Col 2013, cioè domani, scadono i frutti della PAC, la Politica Agricola Comune, che definisce le linee di sviluppo agricolo dei paesi dell’Unione Europea, e ne finanzia le relative “Misure”. Non c’è chi non sappia che ormai la nostra agricoltura è indissolubilmente collegata a queste misure e – nel bene e nel male – è il frutto di queste scelte. Anche se, l’italianità, quella – sempre nel bene e nel male – recentemente messa in evidenza anche dal Governo Monti, ha cercato e cerca d’interpretarla secondo un copione che richiama l’antico teatro dell’arte. In altre parole, c’è ancora chi recita a soggetto. Va a braccio. Gli interessi, è inutile dirlo, sono enormi. E fino ad oggi hanno fatto la differenza quelle categorie e quei gruppi che erano più rappresentativi, più organizzati, con più santi in paradiso.
E’ indubbio che il benessere della fauna selvatica oggi dipende soprattutto da queste politiche agricole comunitarie, a volte in sintonia ma altre volte in contrasto con analoghe politiche ambientali, pur sempre partorite e “alimentate” a Bruxelles. Ambedue queste logiche che definiscono l’evoluzione del territorio e dell’ambiente a livello comunitario hanno effetto anche sull’attività venatoria. E quindi sulla caccia e sui cacciatori. Che al contempo, dato per scontato un minimo di lungimiranza, almeno nelle intenzioni di buona parte dei dirigenti e della componente più sana del nostro mondo, hanno interesse a dire la loro sia perché si pratichi un’agricoltura produttiva, sia perché la fauna selvatica l’ambiente e il paesaggio non vengano penalizzati da soluzioni che mirano esclusivamente a un profitto esasperato a discapito di tutto il resto, secondo la massima (scellerata) del tutto e subito.
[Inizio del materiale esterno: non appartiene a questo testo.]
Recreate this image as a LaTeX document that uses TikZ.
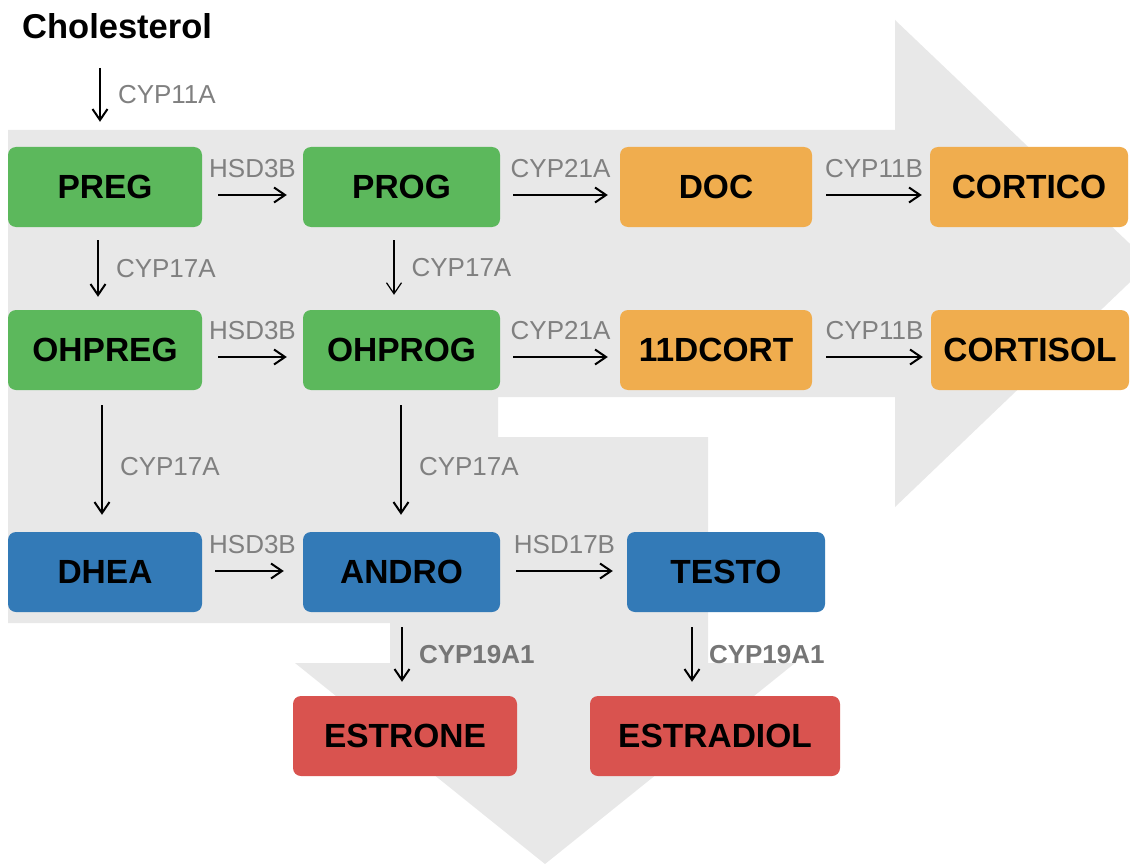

Ecco che allora, oltre che strapparsi i capelli per una decade in più o per una specie in deroga, non sarebbe male che nei nostri consessi ci si adoperasse a riflettere su quelli che saranno i prossimi sei anni, 2014-2020, di politica agricola comunitaria. Ammesso che siamo ancora in tempo, visto che il piano la UE lo ha già sostanzialmente definito e che adesso è all’esame dei singoli paesi, governi e regioni. Da quanto finora emerso, si confermano i principi del precedente piano rurale, che prevederà fra l’altro importanti misure agro-ambientali e per la vitalità delle aree rurali. Inquadrate, per quanto ci può riguardare, nella definizione di “conservazione e valorizzazione degli ecosistemi agricoli e forestali”, su cui s’innesteranno i cosiddetti: Pagamento Verde, Pagamento per le zone svantaggiate (tenerle vive, per la caccia, è essenziale), Regime per i piccoli agricoltori (ad esempio, i piccoli appezzamenti hanno da sempre favorito la diversificazione delle colture, che accolgono una multiforme realtà faunistica: il declino della nostra starna ce lo ha amaramente insegnato). Ben sintetizzate nel concetto di Greening, che sottende a determinanti logiche di sostenibilità ambientale, già in essere da almeno due decenni (al vecchio set-aside e ai prati-pascoli, si aggiungeranno misure di tutela per terrazzamenti, fasce tampone, boschi, superfici a valenza paesaggistica), ma che strada facendo acquisiscono sempre maggior rilevanza, per far da contraltare a concetti di produzione dettati da un esasperato mercato globale, che – senza scomodare Columella - poco hanno a che fare con quella che un tempo era la realtà rurale. Soprattutto nel nostro paese.
Fra una misura e un’altra, assommando le condizionalità, una buona parte di tutti i finanziamenti comunitari saranno in qualche modo attribuiti a queste soluzioni “verdi”, il cui indirizzo a livello territoriale sarà determinante sia per la politica ambientale sia per la politica venatoria.
Non sfugge a nessuno, c’è da augurarsi, l’importanza di essere presenti attivamente nei dibattiti che in questi giorni sempre più si vanno dipanando anche a livello locale, per orientare le posizioni dei nostri rappresentanti, nazionali e regionali, al tavolo delle trattative. E c’è da augurarsi che chi ha a cuore la caccia, le nostre tradizioni, il nostro patrimonio culturale e ambientale, si faccia sentire, lanci proposte, metta in guardia da pericoli, anche ideologici, che, l’esperienza c’insegna, sono sempre dietro l’angolo.
E che dio ce la mandi buona, questa PAC in terris!